A retrospective chart review of all preterm infants that received coagulation therapy since January 2002 was performed. We evaluated general and ophthalmological data like birth age, birth weight, age and ROP stage at the time of coagulation therapy and compared the entire group with the subgroup that received LSV later on. For the latter, ROP stage at the time of LSV, features of surgery, surgical complications and morphological outcome were evaluated.
63 eyes of 32 children received laser coagulation therapy. 10 eyes of 8 children treated by LSV were included in the study group. The overall average gestational birth age was 25 weeks with a mean birth weight of 703 grams compared to 26 weeks and 873 grams in the study group. The mean age at primary laser treatment was 34 weeks with a mean no. of laser spots of 1859 in the study group compared to 36 weeks and 1639 laser spots for the whole group. 8 eyes received laser treatment for zone 1 ROP (1 of the study group), 2 eyes for zone 3 ROP (none of the study group) and the rest for zone 2 ROP (9 of the study group). The mean age at LSV was 40 weeks. 8 out of 10 eyes received LSV at ROP stage IV a, and one eye each at stage IV b and stage V. 5 eyes had no intraoperative complications. In 2 cases a lens touch occurred and in 5 eyes a iatrogenic retinal tear occurred. The mean follow up period was 24 weeks. Out of 5 eyes with iatrogenic retinal breaks, 1 remained stage IV b, the rest ended up with a complete retinal detachment. Out of 5 eyes without surgical complications, 2 had a fully and 1 a partly attached retina. 2 developped a complete retinal detachment.
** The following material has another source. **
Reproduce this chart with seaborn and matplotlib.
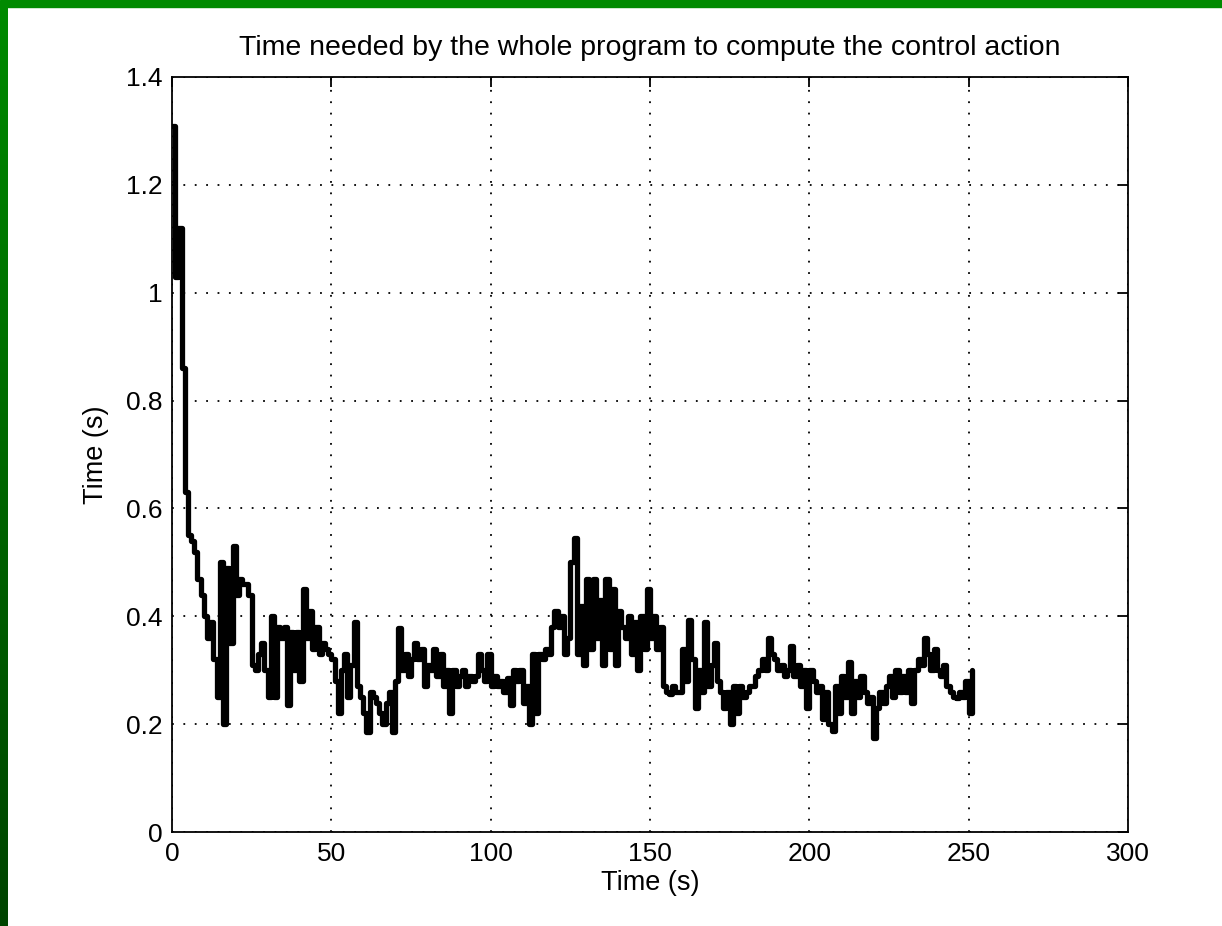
import numpy as np
import pandas as pd
import matplotlib
matplotlib.use('Agg')
import matplotlib.pyplot as plt
import seaborn as sns
from matplotlib.patches import Rectangle

# control-action computation time (one sample per second)
comp_time = [
    1.31, 1.03, 1.12, 0.86, 0.63, 0.55, 0.54, 0.52, 0.47, 0.44,
    0.40, 0.36, 0.39, 0.32, 0.25, 0.50, 0.20, 0.49, 0.35, 0.53,
    0.44, 0.47, 0.46, 0.46, 0.44, 0.31, 0.30, 0.33, 0.35, 0.30,
    0.25, 0.40, 0.25, 0.38, 0.36, 0.38, 0.235, 0.37, 0.30, 0.37,
    0.28, 0.45, 0.36, 0.41, 0.34, 0.38, 0.33, 0.35, 0.34, 0.33,
    0.32, 0.28, 0.22, 0.30, 0.33, 0.25, 0.31, 0.39, 0.27, 0.25,
    0.22, 0.185, 0.26, 0.25, 0.24, 0.22, 0.20, 0.24, 0.26, 0.185,
    0.28, 0.378, 0.30, 0.33, 0.29, 0.32, 0.35, 0.32, 0.34, 0.27,
    0.31, 0.30, 0.34, 0.29, 0.33, 0.27, 0.30, 0.22, 0.30, 0.27,
    0.29, 0.30, 0.27, 0.29, 0.28, 0.29, 0.33, 0.30, 0.28, 0.33,
    0.27, 0.29, 0.27, 0.28, 0.26, 0.285, 0.235, 0.30, 0.28, 0.30,
    0.24, 0.27, 0.20, 0.33, 0.22, 0.33, 0.32, 0.34, 0.33, 0.38,
    0.41, 0.38, 0.40, 0.33, 0.36, 0.50, 0.545, 0.33, 0.42, 0.31,
    0.47, 0.34, 0.47, 0.36, 0.43, 0.31, 0.47, 0.34, 0.45, 0.31,
    0.41, 0.38, 0.36, 0.40, 0.33, 0.39, 0.30, 0.40, 0.34, 0.45,
    0.36, 0.40, 0.34, 0.38, 0.27, 0.26, 0.255, 0.27, 0.26, 0.26,
    0.34, 0.28, 0.393, 0.32, 0.23, 0.30, 0.26, 0.39, 0.27, 0.31,
    0.35, 0.28, 0.26, 0.23, 0.26, 0.20, 0.27, 0.22, 0.27, 0.25,
    0.26, 0.27, 0.27, 0.29, 0.30, 0.32, 0.30, 0.36, 0.33, 0.32,
    0.30, 0.31, 0.29, 0.30, 0.344, 0.29, 0.31, 0.27, 0.30, 0.23,
    0.30, 0.28, 0.26, 0.27, 0.21, 0.26, 0.20, 0.187, 0.27, 0.22,
    0.29, 0.25, 0.316, 0.22, 0.28, 0.25, 0.29, 0.26, 0.24, 0.25,
    0.174, 0.23, 0.26, 0.24, 0.27, 0.29, 0.25, 0.30, 0.26, 0.29,
    0.26, 0.30, 0.24, 0.30, 0.32, 0.31, 0.36, 0.33, 0.30, 0.34,
    0.30, 0.29, 0.31, 0.27, 0.26, 0.25, 0.248, 0.26, 0.25, 0.28,
    0.22, 0.30,
]
sim_time = list(range(len(comp_time)))

x_ticks = [0, 50, 100, 150, 200, 250, 300]
y_ticks = [0, 0.2, 0.4, 0.6, 0.8, 1.0, 1.2, 1.4]
y_labels = ['0', '0.2', '0.4', '0.6', '0.8', '1', '1.2', '1.4']

df = pd.DataFrame({'t': sim_time, 'dt': comp_time})

sns.set_style('white')
plt.rcParams['font.family'] = ['Liberation Sans', 'DejaVu Sans']
plt.rcParams['lines.scale_dashes'] = False
plt.rcParams['text.color'] = 'black'
plt.rcParams['axes.labelcolor'] = 'black'

fig = plt.figure(figsize=(12.22, 9.26), dpi=100)
fig.patch.set_facecolor('white')

# green slide frame (top bar + left bar with darkening gradient)
fig.patches.append(Rectangle((0, 1 - 7 / 926), 1, 7 / 926, transform=fig.transFigure,
                             color='#008a00', zorder=0))
bar = fig.add_axes([0, 0, 8 / 1222, 1 - 7 / 926])
grad = np.linspace(0, 1, 256).reshape(-1, 1)
bar.imshow(grad, aspect='auto', cmap=matplotlib.colors.LinearSegmentedColormap.from_list(
    'g', ['#008a00', '#004400']))
bar.axis('off')

ax = fig.add_axes([172 / 1222, 1 - 832 / 926, (1128 - 172) / 1222, (832 - 77) / 926])
sns.lineplot(data=df, x='t', y='dt', ax=ax, color='black', linewidth=3.8,
             drawstyle='steps-post', estimator=None)

ax.set_xlim(0, 300)
ax.set_ylim(0, 1.4)
ax.set_xticks(x_ticks)
ax.set_yticks(y_ticks)
ax.set_yticklabels(y_labels)
ax.grid(True, color='black', linestyle=(0, (1.3, 6.9)), linewidth=1.3)
ax.tick_params(direction='in', length=7, width=1.3, top=True, right=True,
               labelsize=19, colors='black', pad=7)
for s in ax.spines.values():
    s.set_visible(True)
    s.set_linewidth(1.3)
    s.set_color('black')

ax.set_title('Time needed by the whole program to compute the control action',
             fontsize=20.5, pad=16, color='black')
ax.set_xlabel('Time (s)', fontsize=19.5, labelpad=3)
ax.set_ylabel('Time (s)', fontsize=19.5, labelpad=12)

fig.savefig('out.png', dpi=100)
Children that showed progressive ROP after laser treatment were not younger at birth nor did they have a lower birth weight than those where ROP regressed. However, those that finally needed LSV required laser treatment at a younger age and were treated with more laser spots. Surgical outcomes of LSV seem to improve with vitrectomy at an early stage (IV a). Removal of the anterior tractions might be a modality of a good outcome, helping to avoid iatrogenic retinal tears and still treating the tractional retinal detachment in ROP effectively.